EXERCISE -
In the material below, please retype the lines from the very first through the one with "(battxt) at (522,312)", exactly and without pictures.

RAW DATA -
** START **

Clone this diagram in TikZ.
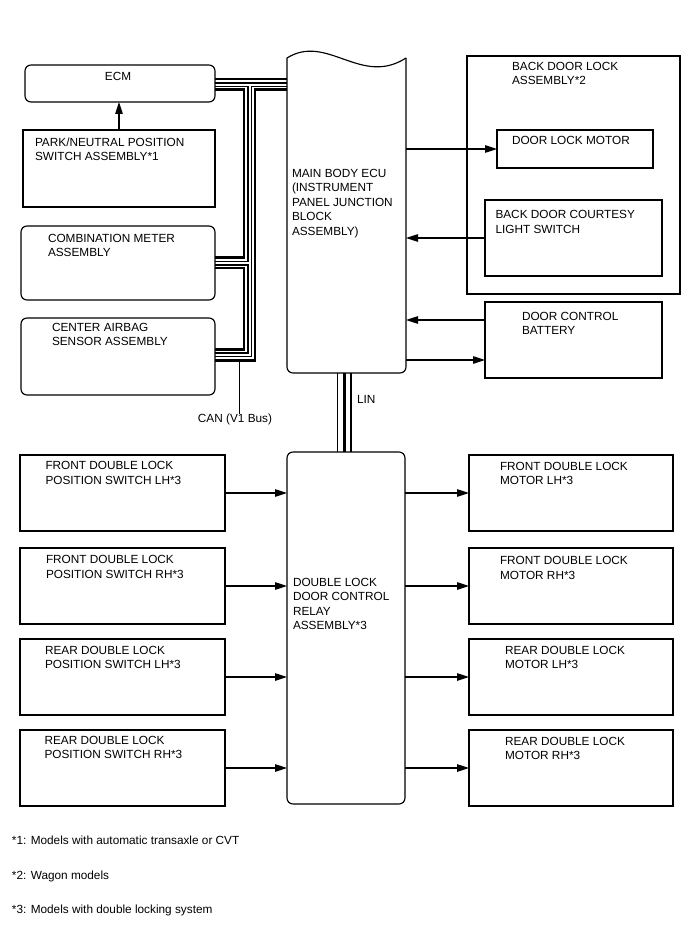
\documentclass[tikz,border=0pt]{standalone}
\usepackage{fontspec}
\setmainfont{Liberation Sans}
\usetikzlibrary{arrows.meta,calc,positioning}

\begin{document}
\begin{tikzpicture}[x=1pt,y=-1pt,
    every node/.style={font=\fontsize{11.8}{14.5}\selectfont, inner sep=0pt, outer sep=0pt},
    box/.style={draw, line width=1.15pt, anchor=north west},
    rbox/.style={box, rounded corners=6pt},
    txt/.style={anchor=north west, align=left},
    arr/.style={line width=1.1pt, -{Triangle[length=12pt,width=7.5pt]}},
    canthick/.style={line width=2.6pt},
    canthin/.style={line width=1.1pt}]
    \useasboundingbox (0,0) rectangle (688,949);
    % upper part
    \node[rbox, minimum width=190pt, minimum height=37pt] (ecm) at (25,65) {};
    \node[box, minimum width=192pt, minimum height=77pt] (pn) at (23,130) {};
    \node[rbox, minimum width=194pt, minimum height=74pt] (comb) at (21,226) {};
    \node[rbox, minimum width=194pt, minimum height=77pt] (bag) at (21,318) {};
    \node[anchor=north west, minimum width=119pt, minimum height=315pt] (ecu) at (287,58) {};
    \node[box, minimum width=213pt, minimum height=238pt] (bdl) at (467,56) {};
    \node[box, minimum width=156pt, minimum height=38pt] (dlm) at (497,130) {};
    \node[box, minimum width=177pt, minimum height=76pt] (cts) at (485,200) {};
    \node[box, minimum width=177pt, minimum height=76pt] (bat) at (485,302) {};
    \draw[line width=1.15pt] (ecu.north west) .. controls +(40,-25) and +(-45,29) .. (ecu.north east);
    \draw[line width=1.15pt, rounded corners=6pt] (ecu.north east) -- (ecu.south east) -- (ecu.south west) -- (ecu.north west);

    \node[anchor=north] (ecmtxt) at (118,72) {ECM};
    \node[txt] (pntxt) at (35,137.5) {PARK/NEUTRAL POSITION\\SWITCH ASSEMBLY*1};
    \node[txt] (combtxt) at (48,234) {COMBINATION METER\\ASSEMBLY};
    \node[txt] (bagtxt) at (52,323) {CENTER AIRBAG\\SENSOR ASSEMBLY};
    \node[txt] (ecutxt) at (292,169) {MAIN BODY ECU\\(INSTRUMENT\\PANEL JUNCTION\\BLOCK\\ASSEMBLY)};
    \node[txt] (bdltxt) at (512,62) {BACK DOOR LOCK\\ASSEMBLY*2};
    \node[txt] (dlmtxt) at (512,136) {DOOR LOCK MOTOR};
    \node[txt] (ctstxt) at (495.5,210.5) {BACK DOOR COURTESY\\LIGHT SWITCH};
    \node[txt] (battxt) at (522,312) {DOOR CONTROL\\BATTERY};

    \draw[arr] (pn.north) -- (pn.north |- ecm.south);
    \draw[arr] (ecu.east |- dlm.west) -- (dlm.west);
    \draw[arr] (cts.west) -- (ecu.east |- cts.west);
    \coordinate (bat1) at ($(bat.west)+(0,-20)$);
    \coordinate (bat2) at ($(bat.west)+(0,20)$);
    \draw[arr] (bat1) -- (ecu.east |- bat1);
    \draw[arr] (ecu.east |- bat2) -- (bat2);

    % CAN bus
    \coordinate (e1) at ($(ecm.east)+(0,-4.5)$);
    \coordinate (e2) at ($(ecm.east)+(0,-0.5)$);
    \coordinate (e3) at ($(ecm.east)+(0,3)$);
    \coordinate (e4) at ($(ecm.east)+(0,6)$);
    \coordinate (m1) at ($(comb.east)+(0,-5.5)$);
    \coordinate (m2) at ($(comb.east)+(0,-1.5)$);
    \coordinate (m3) at ($(comb.east)+(0,2)$);
    \coordinate (m4) at ($(comb.east)+(0,5)$);
    \coordinate (a1) at ($(bag.east)+(0,-7)$);
    \coordinate (a2) at ($(bag.east)+(0,-3.5)$);
    \coordinate (a3) at ($(bag.east)+(0,0)$);
    \coordinate (a4) at ($(bag.east)+(0,4)$);
    \coordinate (ca) at (244,0);
    \coordinate (cb) at (248,0);
    \coordinate (cc) at (251.5,0);
    \coordinate (cd) at (255,0);
    \draw[canthick] (e1) -- (e1 -| ecu.west);
    \draw[canthin] (e2) -- (e2 -| ecu.west);
    \draw[canthin] (e3) -| (cb |- m2) -- (m2);
    \draw[canthick] (e4) -| (ca |- m1) -- (m1);
    \draw[canthin] (m3) -| (cb |- a2) -- (a2);
    \draw[canthick] (m4) -| (ca |- a1) -- (a1);
    \draw[canthin] (a3) -| (cc |- e3) -- (e3 -| ecu.west);
    \draw[canthick] (a4) -| (cd |- e4) -- (e4 -| ecu.west);
    \node[anchor=north] (cantxt) at (235,413.5) {CAN (V1 Bus)};
    \coordinate (canpt) at ($(a4)+(24,0)$);
    \draw[line width=1pt] (canpt) -- (canpt |- cantxt.north);

    % lower part
    \node[rbox, minimum width=118pt, minimum height=352pt] (relay) at (287,452) {};
    \node[box, minimum width=205pt, minimum height=76pt] (fsl) at (20,455) {};
    \node[box, minimum width=205pt, minimum height=76pt] (fsr) at (20,548) {};
    \node[box, minimum width=205pt, minimum height=76pt] (rsl) at (20,639) {};
    \node[box, minimum width=205pt, minimum height=76pt] (rsr) at (20,730) {};
    \node[box, minimum width=204pt, minimum height=76pt] (fml) at (469,455) {};
    \node[box, minimum width=204pt, minimum height=76pt] (fmr) at (469,548) {};
    \node[box, minimum width=204pt, minimum height=76pt] (rml) at (469,639) {};
    \node[box, minimum width=204pt, minimum height=76pt] (rmr) at (469,730) {};

    \coordinate (lin1) at ($(relay.north)+(-8.5,0)$);
    \coordinate (lin2) at ($(relay.north)+(-1.5,0)$);
    \coordinate (lin3) at ($(relay.north)+(5,0)$);
    \draw[line width=1.1pt] (lin1) -- (lin1 |- ecu.south);
    \draw[line width=3pt] (lin2) -- (lin2 |- ecu.south);
    \draw[line width=1.5pt] (lin3) -- (lin3 |- ecu.south);
    \node[txt] (lintxt) at (357,395) {LIN};

    \node[txt] (relaytxt) at (293,578) {DOUBLE LOCK\\DOOR CONTROL\\RELAY\\ASSEMBLY*3};
    \node[txt] (fsltxt) at (45.5,461.5) {FRONT DOUBLE LOCK\\POSITION SWITCH LH*3};
    \node[txt] (fsrtxt) at (46,555.5) {FRONT DOUBLE LOCK\\POSITION SWITCH RH*3};
    \node[txt] (rsltxt) at (45,646) {REAR DOUBLE LOCK\\POSITION SWITCH LH*3};
    \node[txt] (rsrtxt) at (44.5,736) {REAR DOUBLE LOCK\\POSITION SWITCH RH*3};
    \node[txt] (fmltxt) at (500,462) {FRONT DOUBLE LOCK\\MOTOR LH*3};
    \node[txt] (fmrtxt) at (500,556.5) {FRONT DOUBLE LOCK\\MOTOR RH*3};
    \node[txt] (rmltxt) at (505,646) {REAR DOUBLE LOCK\\MOTOR LH*3};
    \node[txt] (rmrtxt) at (505,737) {REAR DOUBLE LOCK\\MOTOR RH*3};

    \draw[arr] (fsl.east) -- (relay.west |- fsl.east);
    \draw[arr] (fsr.east) -- (relay.west |- fsr.east);
    \draw[arr] (rsl.east) -- (relay.west |- rsl.east);
    \draw[arr] (rsr.east) -- (relay.west |- rsr.east);
    \draw[arr] (relay.east |- fml.west) -- (fml.west);
    \draw[arr] (relay.east |- fmr.west) -- (fmr.west);
    \draw[arr] (relay.east |- rml.west) -- (rml.west);
    \draw[arr] (relay.east |- rmr.west) -- (rmr.west);

    % notes
    \node[txt] (note1) at (12,835.5) {*1: Models with automatic transaxle or CVT};
    \node[txt] (note2) at (12,871) {*2: Wagon models};
    \node[txt] (note3) at (12,904.5) {*3: Models with double locking system};
\end{tikzpicture}
\end{document}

** END **

FULL SOLUTION -
Clone this diagram in TikZ.
\documentclass[tikz,border=0pt]{standalone}
\usepackage{fontspec}
\setmainfont{Liberation Sans}
\usetikzlibrary{arrows.meta,calc,positioning}

\begin{document}
\begin{tikzpicture}[x=1pt,y=-1pt,
    every node/.style={font=\fontsize{11.8}{14.5}\selectfont, inner sep=0pt, outer sep=0pt},
    box/.style={draw, line width=1.15pt, anchor=north west},
    rbox/.style={box, rounded corners=6pt},
    txt/.style={anchor=north west, align=left},
    arr/.style={line width=1.1pt, -{Triangle[length=12pt,width=7.5pt]}},
    canthick/.style={line width=2.6pt},
    canthin/.style={line width=1.1pt}]
    \useasboundingbox (0,0) rectangle (688,949);
    % upper part
    \node[rbox, minimum width=190pt, minimum height=37pt] (ecm) at (25,65) {};
    \node[box, minimum width=192pt, minimum height=77pt] (pn) at (23,130) {};
    \node[rbox, minimum width=194pt, minimum height=74pt] (comb) at (21,226) {};
    \node[rbox, minimum width=194pt, minimum height=77pt] (bag) at (21,318) {};
    \node[anchor=north west, minimum width=119pt, minimum height=315pt] (ecu) at (287,58) {};
    \node[box, minimum width=213pt, minimum height=238pt] (bdl) at (467,56) {};
    \node[box, minimum width=156pt, minimum height=38pt] (dlm) at (497,130) {};
    \node[box, minimum width=177pt, minimum height=76pt] (cts) at (485,200) {};
    \node[box, minimum width=177pt, minimum height=76pt] (bat) at (485,302) {};
    \draw[line width=1.15pt] (ecu.north west) .. controls +(40,-25) and +(-45,29) .. (ecu.north east);
    \draw[line width=1.15pt, rounded corners=6pt] (ecu.north east) -- (ecu.south east) -- (ecu.south west) -- (ecu.north west);

    \node[anchor=north] (ecmtxt) at (118,72) {ECM};
    \node[txt] (pntxt) at (35,137.5) {PARK/NEUTRAL POSITION\\SWITCH ASSEMBLY*1};
    \node[txt] (combtxt) at (48,234) {COMBINATION METER\\ASSEMBLY};
    \node[txt] (bagtxt) at (52,323) {CENTER AIRBAG\\SENSOR ASSEMBLY};
    \node[txt] (ecutxt) at (292,169) {MAIN BODY ECU\\(INSTRUMENT\\PANEL JUNCTION\\BLOCK\\ASSEMBLY)};
    \node[txt] (bdltxt) at (512,62) {BACK DOOR LOCK\\ASSEMBLY*2};
    \node[txt] (dlmtxt) at (512,136) {DOOR LOCK MOTOR};
    \node[txt] (ctstxt) at (495.5,210.5) {BACK DOOR COURTESY\\LIGHT SWITCH};
    \node[txt] (battxt) at (522,312) {DOOR CONTROL\\BATTERY};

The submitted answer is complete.